How does knowing about an artist’s life affect us as audiences and performers? Should an artist’s personal flaws impact our opinion of their work? These questions, never more timely than now, are brought vividly to life in this tale of musical genius, inspiration, and seduction.
HILAN WARSHAW is an Emmy Award-winning director and writer. He has produced and directed internationally broadcast films featuring some of today’s most prominent musical artists, including Wagner’s Jews (WDR/ARTE, PBS-WNET, Israel’s Channel 8, Deutsche Welle and others); Secret Song with Renée Fleming and the Emerson String Quartet (SVT, Medici TV, PBS-AllArts, Allegro HD, EuroArts); Through the Darkness: Arnold Schoenberg and Richard Gerstl (ORF, SVT, YLE, and Medici TV); My Boléro with Nathalie Stutzmann (PBS-GPB, Medici TV; 2024 Southeast Emmy winner, Best Arts/Entertainment Long Form); In the Key of Bach (PBS-GPB); In the Station (PBS-KCET); Honorable Mr. Morgenthau (premiere screenings in May 2024); the forthcoming Mahler in New York (SVT and others), and The Faces of Carmen. In addition to these films of his, Hilan’s other writing and video editing credits include cultural documentaries and specials broadcast on WDR/ARTE, NHK, PBS, and other international networks. He is currently developing a feature screenplay.
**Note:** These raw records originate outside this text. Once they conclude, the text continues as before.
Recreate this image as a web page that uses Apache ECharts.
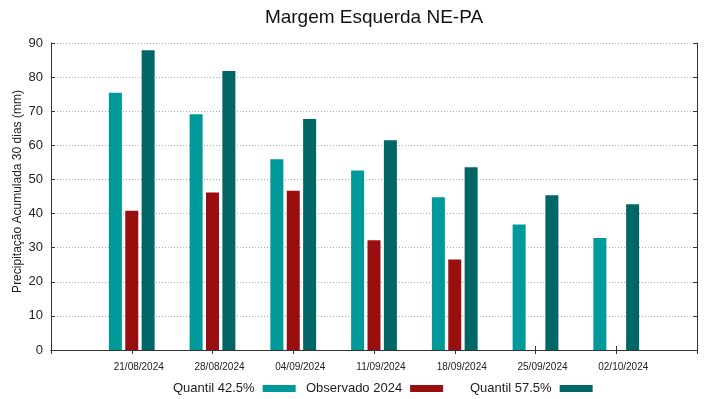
<!DOCTYPE html>
<html>
<head>
<meta charset="utf-8">
<script src="https://cdn.jsdelivr.net/npm/echarts@6/dist/echarts.min.js"></script>
<style>
  html, body { margin: 0; padding: 0; background: #fff; }
  #chart { width: 719px; height: 399px; }
</style>
</head>
<body>
<div id="chart"></div>
<script>
// datas das semanas
const categories = ['21/08/2024', '28/08/2024', '04/09/2024', '11/09/2024', '18/09/2024', '25/09/2024', '02/10/2024']
const quantil425 = [75.4, 69.1, 55.9, 52.6, 44.8, 36.8, 32.8]
const observado = [40.8, 46.2, 46.7, 32.2, 26.5, null, null]
const quantil575 = [87.9, 81.8, 67.7, 61.5, 53.6, 45.4, 42.7]
const yTicks = [0, 10, 20, 30, 40, 50, 60, 70, 80, 90]

const font = 'Liberation Sans, Arial, sans-serif'
const borderColor = '#333'

// uma posicao vazia em cada ponta, como no gnuplot
const axisData = [''].concat(categories, [''])
const pad = (arr) => [null].concat(arr, [null])

const chartDom = document.getElementById('chart')
const myChart = echarts.init(chartDom)

const legendBase = {
  orient: 'horizontal',
  top: 382,
  padding: 0,
  align: 'right',
  icon: 'rect',
  itemWidth: 33,
  itemHeight: 7,
  selectedMode: false,
  textStyle: { fontFamily: font, fontSize: 13, color: '#222', padding: [0, 3, 0, 0] },
}

const option = {
  animation: false,
  title: {
    text: 'Margem Esquerda NE-PA',
    left: 369,
    textAlign: 'center',
    top: 3,
    textStyle: { fontFamily: font, fontSize: 19, fontWeight: 'normal', color: '#111' },
  },
  legend: [
    Object.assign({}, legendBase, { left: 173, data: ['Quantil 42.5%'] }),
    Object.assign({}, legendBase, { left: 306, data: ['Observado 2024'] }),
    Object.assign({}, legendBase, { left: 470, data: ['Quantil 57.5%'] }),
  ],
  grid: {
    left: 51,
    right: 22,
    top: 43,
    bottom: 49,
    containLabel: false,
    outerBoundsMode: 'none',
  },
  xAxis: [
    {
      type: 'category',
      data: axisData,
      boundaryGap: false,
      axisLine: { lineStyle: { color: borderColor, width: 1 } },
      axisTick: { inside: true, length: 4, lineStyle: { color: borderColor } },
      axisLabel: {
        fontFamily: font,
        fontSize: 10,
        color: '#222',
        margin: 12,
        padding: [0, 0, 0, 14],
        interval: 0,
      },
      splitLine: { show: false },
    },
    {
      type: 'category',
      position: 'top',
      data: axisData,
      boundaryGap: false,
      axisLine: { lineStyle: { color: borderColor, width: 1 } },
      axisTick: { inside: true, length: 4, lineStyle: { color: borderColor } },
      axisLabel: { show: false },
      splitLine: { show: false },
    },
  ],
  yAxis: [
    {
      type: 'value',
      min: yTicks[0],
      max: yTicks[yTicks.length - 1],
      interval: 10,
      name: 'Precipitação Acumulada 30 dias (mm)',
      nameLocation: 'middle',
      nameMoveOverlap: false,
      nameGap: 27,
      nameTextStyle: { fontFamily: font, fontSize: 12, color: '#222', padding: [0, 0, 0, 10] },
      axisLine: { show: true, lineStyle: { color: borderColor, width: 1 } },
      axisTick: { show: true, inside: true, length: 4, lineStyle: { color: borderColor } },
      axisLabel: { fontFamily: font, fontSize: 13, color: '#222', margin: 8 },
      splitLine: {
        show: true,
        lineStyle: { color: '#aaa', type: [1, 2], width: 1 },
      },
    },
    {
      type: 'value',
      position: 'right',
      min: yTicks[0],
      max: yTicks[yTicks.length - 1],
      interval: 10,
      axisLine: { show: true, lineStyle: { color: borderColor, width: 1 } },
      axisTick: { show: true, inside: true, length: 4, lineStyle: { color: borderColor } },
      axisLabel: { show: false },
      splitLine: { show: false },
    },
  ],
  series: [
    {
      name: 'Quantil 42.5%',
      type: 'bar',
      data: pad(quantil425),
      barWidth: 13,
      barGap: '26%',
      itemStyle: { color: '#009999' },
    },
    {
      name: 'Observado 2024',
      type: 'bar',
      data: pad(observado),
      barWidth: 13,
      barGap: '26%',
      itemStyle: { color: '#990f0f' },
    },
    {
      name: 'Quantil 57.5%',
      type: 'bar',
      data: pad(quantil575),
      barWidth: 13,
      barGap: '26%',
      itemStyle: { color: '#006666' },
    },
  ],
}

option && myChart.setOption(option)
window.onresize = () => {
  myChart.resize()
}
</script>
</body>
</html>
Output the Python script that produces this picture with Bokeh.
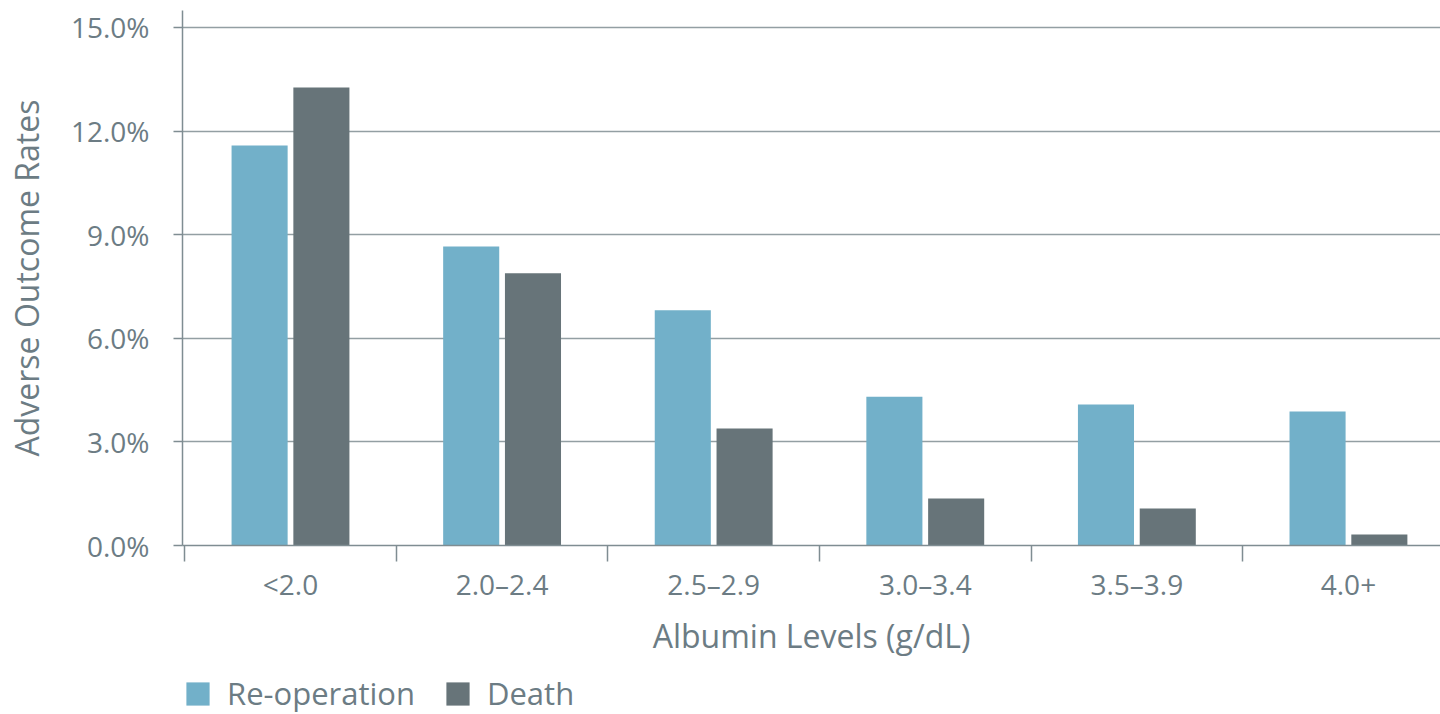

Since autumn 2020, Hilan has worked as video director of the Atlanta Symphony Orchestra, directing acclaimed multi-camera concert captures released on-demand and broadcast on regional NBC and PBS. He writes and hosts Piece by Piece, the Atlanta Symphony Orchestra’s video series exploring the stories behind musical masterworks. He is a Hermitage Artist Retreat Fellow, and has served as a juror for the Emmy Awards and International Emmy Awards. He has produced and edited numerous video and documentary projects for organizations including Carnegie Hall, New York City Opera, League of American Orchestras, Fund for the City of New York, American Friends of the Israel Philharmonic Orchestra, Warner Music, and Warner Classics among many others.
His research essays on film and Wagnerian opera have been published in anthologies from Cambridge University Press, McFarland Press, and Königshausen & Neumann and in periodicals including The Wagner Journal, and he has taught lecture and film production courses at Barnard College and Western Carolina University. He has been a lecturer and panelist at venues including London’s Barbican Centre, Stockholm’s Royal Academy of Arts, Yale University, Columbia University, Boston University, NYU’s Deutsches Haus, Simon Wiesenthal Center, Minnesota Opera, Wagner Society of New York, and the Morgan Library & Museum, among many others. Hilan’s other commissioned and published writing includes verse librettos for musical works by Dalit Warshaw and Lera Auerbach, and for Saint-Saëns’ “Carnival of the Animals.”
He holds a B.F.A. and M.F.A. from New York University’s Tisch School of the Arts. An experienced violinist and conductor, he studied orchestral conducting at Mannes College of Music and the Aspen Music School.